Please note that the dates for these tours may vary from the guide below. No tours will be offered until international borders are open.
We were not sure last night if we had done anything to upset Zeus or the Gods as for two (2) hours, from 0200 to 0400, we had the loudest thunder and lightshow imaginable. In the morning, the rain stopped around 0530 leaving behind a mist in the valley.
After breakfast we headed down into the Olympic site with the birds in full song. It was quite peaceful as we walked amongst the columns and remains of the buildings where 2000 years ago the athletes trained for the Games.
This is the best that I have seen the Olympic site, green, clean and with limited visitors at the time of our visit. Since last year there has been much work and major excavations are being conducted to clear tonnes of the silt that still covers huge areas of the site. We were briefed at the entrance by Elena, our guide who takes the whole tour with us, were able to see the area of the gymnasium where the athletes trained, King Phillip's memorial to his victory, that caused Greece to be one country, and the area where the athletes took their bath after the training.
We then went to the stadium and before our race we were checked to see if our stature was correct. Some were disqualified for encroachment. We were then sent on our way and walked the 100 metres down and back as part of our practice for the games.
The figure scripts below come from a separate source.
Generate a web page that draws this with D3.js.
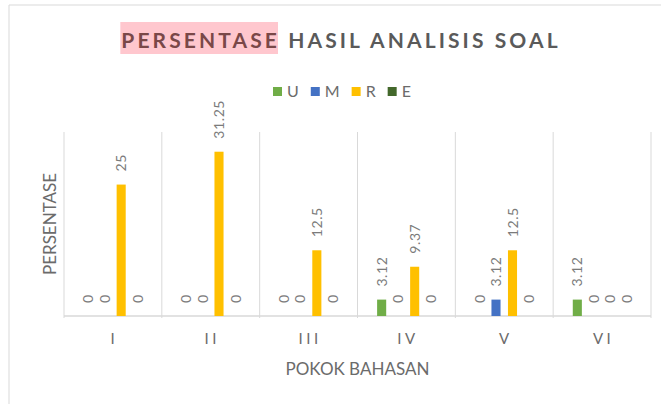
<!DOCTYPE html>
<html>
<head>
<meta charset="utf-8">
<script src="https://cdn.jsdelivr.net/npm/d3@7"></script>
<style>
  body { margin: 0; background: #fff; }
  text { font-family: Lato, "Open Sans", sans-serif; }
</style>
</head>
<body>
<div class="container"></div>
<script>
// data
var categories = ["I", "II", "III", "IV", "V", "VI"];
var seriesNames = ["U", "M", "R", "E"];
var seriesColors = ["#70ad47", "#4472c4", "#ffc000", "#43682b"];
var valuesU = [0, 0, 0, 3.12, 0, 3.12];
var valuesM = [0, 0, 0, 0, 3.12, 0];
var valuesR = [25, 31.25, 12.5, 9.37, 12.5, 0];
var valuesE = [0, 0, 0, 0, 0, 0];
var yMax = 35;

var allValues = [valuesU, valuesM, valuesR, valuesE];

function makeStage(width, height) {
    var stage = d3.select(".container")
        .append("svg")
        .attr("width", width)
        .attr("height", height);
    return stage;
}

var svg = makeStage(661, 404);

// chart frame (only top and left edge are visible)
svg.append("line").attr("x1", 9).attr("y1", 5).attr("x2", 661).attr("y2", 5)
    .attr("stroke", "#d9d9d9");
svg.append("line").attr("x1", 9).attr("y1", 5).attr("x2", 9).attr("y2", 404)
    .attr("stroke", "#d9d9d9");

var plot = {left: 64, right: 651, top: 132, bottom: 316};

var x0 = d3.scaleBand()
    .domain(categories)
    .range([plot.left, plot.right])
    .paddingInner(0.325)
    .paddingOuter(0.1625);

var x1 = d3.scaleBand()
    .domain(seriesNames)
    .range([0, x0.bandwidth()])
    .paddingInner(0.45)
    .paddingOuter(0.225);

var y = d3.scaleLinear()
    .domain([0, yMax])
    .range([plot.bottom, plot.top]);

// vertical gridlines at category boundaries
var bounds = d3.range(categories.length + 1).map(function (i) {
    return plot.left + i * x0.step();
});
svg.selectAll(".grid").data(bounds).enter().append("line")
    .attr("class", "grid")
    .attr("x1", function (d) { return d; })
    .attr("x2", function (d) { return d; })
    .attr("y1", y(yMax))
    .attr("y2", y(0) + 2)
    .attr("stroke", "#d9d9d9")
    .attr("stroke-width", 1);

// base line
svg.append("line")
    .attr("x1", plot.left).attr("x2", plot.right)
    .attr("y1", y(0)).attr("y2", y(0))
    .attr("stroke", "#d9d9d9")
    .attr("stroke-width", 1.5);

// bars
var rows = [];
categories.forEach(function (c, i) {
    seriesNames.forEach(function (s, j) {
        rows.push({cat: c, series: s, color: seriesColors[j], value: allValues[j][i]});
    });
});

svg.selectAll(".bar").data(rows).enter().append("rect")
    .attr("class", "bar")
    .attr("x", function (d) { return x0(d.cat) + x1(d.series); })
    .attr("width", x1.bandwidth())
    .attr("y", function (d) { return y(d.value); })
    .attr("height", function (d) { return y(0) - y(d.value); })
    .attr("fill", function (d) { return d.color; });

// rotated data labels
svg.selectAll(".lbl").data(rows).enter().append("text")
    .attr("class", "lbl")
    .attr("transform", function (d) {
        var cx = x0(d.cat) + x1(d.series) + x1.bandwidth() / 2;
        return "translate(" + cx + "," + (y(d.value) - 13) + ") rotate(-90)";
    })
    .attr("dy", "0.36em")
    .attr("font-size", 14)
    .attr("letter-spacing", 0.6)
    .attr("fill", "#7b7b7b")
    .text(function (d) { return String(d.value); });

// category axis labels
var xAxis = d3.axisBottom(x0).tickSize(0).tickPadding(17);
var gx = svg.append("g")
    .attr("transform", "translate(0," + y(0) + ")")
    .call(xAxis);
gx.select(".domain").remove();
gx.selectAll("text")
    .attr("font-family", "Lato, sans-serif")
    .attr("font-size", 15)
    .attr("letter-spacing", 3.5)
    .attr("dx", 1.5)
    .attr("fill", "#6b6b6b");

// axis titles
svg.append("text")
    .attr("x", (plot.left + plot.right) / 2)
    .attr("y", 375)
    .attr("text-anchor", "middle")
    .attr("font-size", 17)
    .attr("fill", "#6b6b6b")
    .text("POKOK BAHASAN");

svg.append("text")
    .attr("transform", "translate(56," + ((plot.top + plot.bottom) / 2) + ") rotate(-90)")
    .attr("text-anchor", "middle")
    .attr("font-size", 17)
    .attr("fill", "#6b6b6b")
    .text("PERSENTASE");

// title with highlighted first word
var title = svg.append("text")
    .attr("x", 341)
    .attr("y", 48)
    .attr("text-anchor", "middle")
    .attr("font-size", 21)
    .attr("font-weight", "bold")
    .attr("letter-spacing", 3.1);
title.append("tspan").attr("fill", "#7a4848").text("PERSENTASE");
title.append("tspan").attr("fill", "#5a5a5a").text(" HASIL ANALISIS SOAL");

var tnode = title.node();
var hlStart = tnode.getStartPositionOfChar(0).x;
var hlEnd = tnode.getEndPositionOfChar(9).x;
svg.insert("rect", "text")
    .attr("x", hlStart - 1)
    .attr("y", 22)
    .attr("width", hlEnd - hlStart - 1)
    .attr("height", 32)
    .attr("fill", "#ffc7ce");

// legend
var legend = svg.append("g").attr("transform", "translate(0,96)");
var lx = 273;
seriesNames.forEach(function (s, j) {
    legend.append("rect")
        .attr("x", lx).attr("y", -9)
        .attr("width", 9).attr("height", 9)
        .attr("fill", seriesColors[j]);
    var t = legend.append("text")
        .attr("x", lx + 14)
        .attr("y", 1)
        .attr("font-size", 16)
        .attr("fill", "#6b6b6b")
        .text(s);
    lx += 14 + t.node().getComputedTextLength() + 12;
});
</script>
</body>
</html>
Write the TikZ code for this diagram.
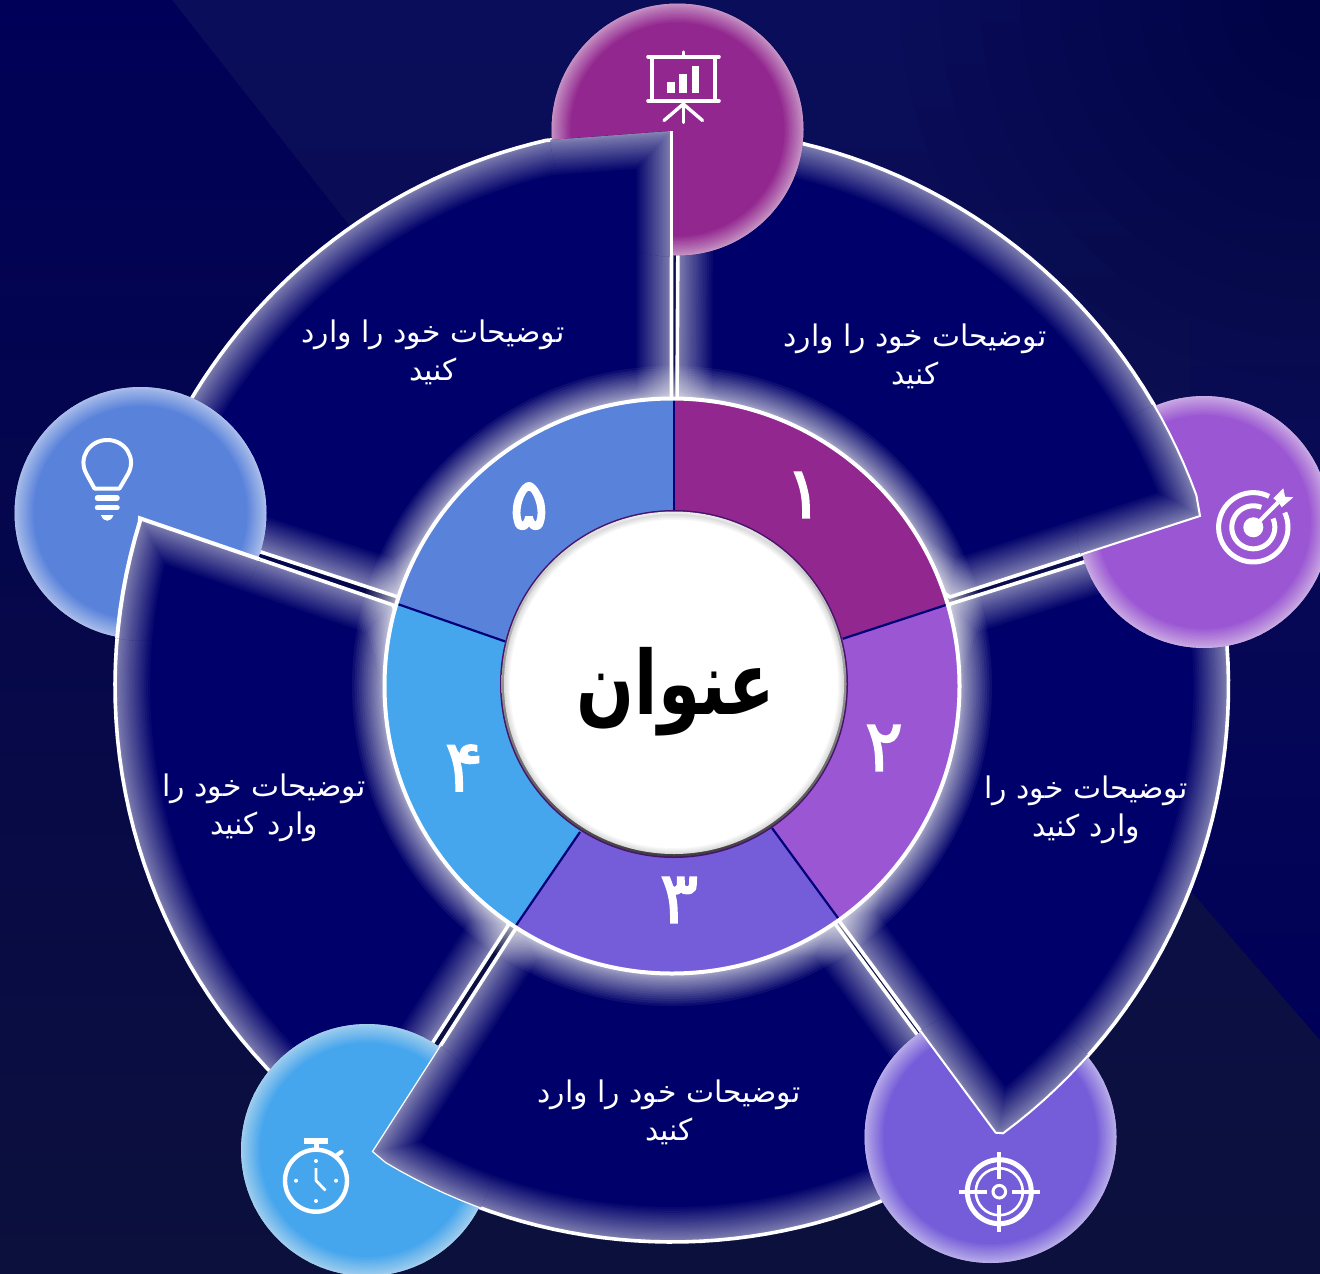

The main Temple to Zeus was burnt by the Christians, in 400 AD, and they closed the Olympic site. The games had gone on for 1200 years, every 4 years. 800BC to 400AD. The Christians believed all Pagan edifices should go. The Christians certainly caused issues as they tried to put their beliefs over their world. The system they closed down was more democratic than the one they tried to impose.
In the museum we saw this statue of Hermes, a beautiful statue made from the best of marble. There were many more artefacts in the museum and all were reclaimed from the site of the dig that exposed the Olympic site.
We again visited a museum on the coast of the Ionian Sea, the only museum in Greece on the Korean War. The private museum was put together by a Korean War Veteran, Capt Constantinos Farros and his wife Brigadier Farros. Both have now retired and his wife was the first female Brig General in the Greek Army. Constantinos started a group to recondition WW2 vehicles and members of our group enjoyed starting and experiencing those vehicles.
We had a small ceremony to Honour those lost in the Battle of Greece and Crete and also lost in the Korean War. Matt Walsh played the Last Post and National Anthems through his computer while Craig Tilley, Bob Edgecock, Barry Wilmot and John Elton brought the 4 flags to half mast and then raised them again as Matt played Reveille. A very moving moment for all attending.
We said our farewells and headed back to our hotel for tomorrow we return to the Main Land and Delphi.